A hypothesis in the traditional scientific use of the term is a “supposition made on the basis of limited evidence as a starting point for further investigation”—meaning hypotheses are a mere starting point for testing and validation. Reis’s Innovation Accounting framework was designed expressly for the purpose of validating, in quantifiable ways, these educated guesses.
So how do you go about doing that? Here’s my step-by-step process:
1. Establish a Standard Measure of Success
First you want to clearly correlate your “Leap of Faith” assumptions with those quantifiable elements in your business plan. Maybe your business today is nothing more than an idea in your head but you’ve written a business plan that projects that in five years it will produce a million dollars in revenue and deliver 20% net profit margins. That projection is your “growth strategy” and it defines an approach for driving growth—your so-called “growth engine”.
To further illustrate, let’s say you have an idea to start an online community that makes money by charging a monthly membership fee. The business model is to give the community something of high value that makes them want to come there over and over—maybe that’s exclusive content—and to access it you’ll charge members a fee. Your Value Hypothesis is that users will find the content valuable, in fact so valuable they will be willing to pay to access it. Your Growth Hypothesis is that those users will find the price-value relationship so compelling that they will be willing to tell others about it (i.e. referrals). The success of the whole business is contingent on those two hypotheses being true. The factors that correlate to those things being true are the drivers of your “growth engine” and can be measured. Things like (taken from Dave McClure’s Pirate Metrics):
- Acquisition: Whether visitors will be interested enough to sign up for a trial
- Activation: Whether trial members will use it and ultimately convert to paying members
- Retention: Whether members will keeping paying month-over-month
- Referral: Whether members will tell other people about the site
These business metrics are fundamental to making the growth engine work and can be measured. The sooner you validate them, the sooner you will know whether or not you should stay the course with your current business model or pivot.
2. Run Structured Tests
So now that you have clarified the core assumptions in your engine of growth, you need to design tests to validate them. That is, prove them either true or false.
Here are a few tips:
- Focus on one metric at a time: Focus each experiment around a single metric at a time, starting with the early parts of the lifecycle.
- Test value assumptions before growth assumptions: You can’t answer the question of whether your growth strategy will work if you’re building something no one wants, right? In other words, seek to answer your Value Assumptions before your Growth Assumptions. For instance, first focus on testing your Acquisition hypothesis then your Activation hypothesis then your Retention hypothesis and so on and so forth.
- To draw early learnings you don’t need huge numbers: In the early stages, you don’t need lots of users to test your value metrics because learning tends to be more qualitative.

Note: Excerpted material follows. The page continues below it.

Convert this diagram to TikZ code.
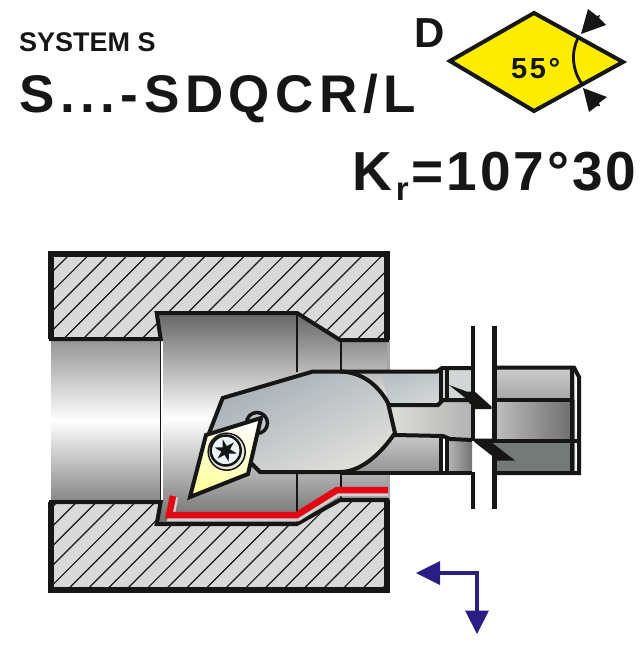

- To validate later phases employ cohort metrics: After you’ve demonstrated your basic value metrics, your focus should shift to the growth phase of the customer lifecycle. In the growth phase the learning will invariably become more quantitative and drawing insights more challenging, which is why at this point you’ll need to employ a cohort metrics approach.
3. Establish Clear Communication
Establishing a regular reporting structure in the form of daily, weekly and monthly team meetings generates invaluable feedback loops that ensure that your startup can pivot quickly and effectively, and your team knows what’s happening on the ground and what next steps are at all times. In these meetings you’ll want to cover:
- What’s happening
- Where you’re headed
- What next steps are
- How you’ll accomplish your stated goals
The recommended cadence looks something like this:
- Daily “Standup” Meetings: In this meeting, you and your team will go over micro-level progress—individual tasks linked to experiments and blocking issues.
- Weekly Meetings: In weekly meetings, you’ll want to communicate progress on current experiments and define new experiments. Additionally, you should use these meetings to discuss customer issues or feature requests, and if action is needed to resolve an issue. Start the meeting by first going over the experiments you’ve completed, break them out into the successful and unsuccessful ones and define clear actions. By analyzing your past successful experiments, you will help determine if the underlying risks those experiments set out to mitigate were in fact eliminated. If not, you’ll want to define a follow up experiment. For failed experiments, determine the “why” behind each, then update your strategy to define a new follow up experiment.
- Monthly Meetings: In monthly meetings, you’ll communicate progress at the macro level—the overall business, financial and innovation accounting metrics—for the previous month. Eric Reis deemed this meeting the “pivot or persevere meeting” as it should inform your ongoing analysis of whether or not you are on a sustainable track or might consider a pivot.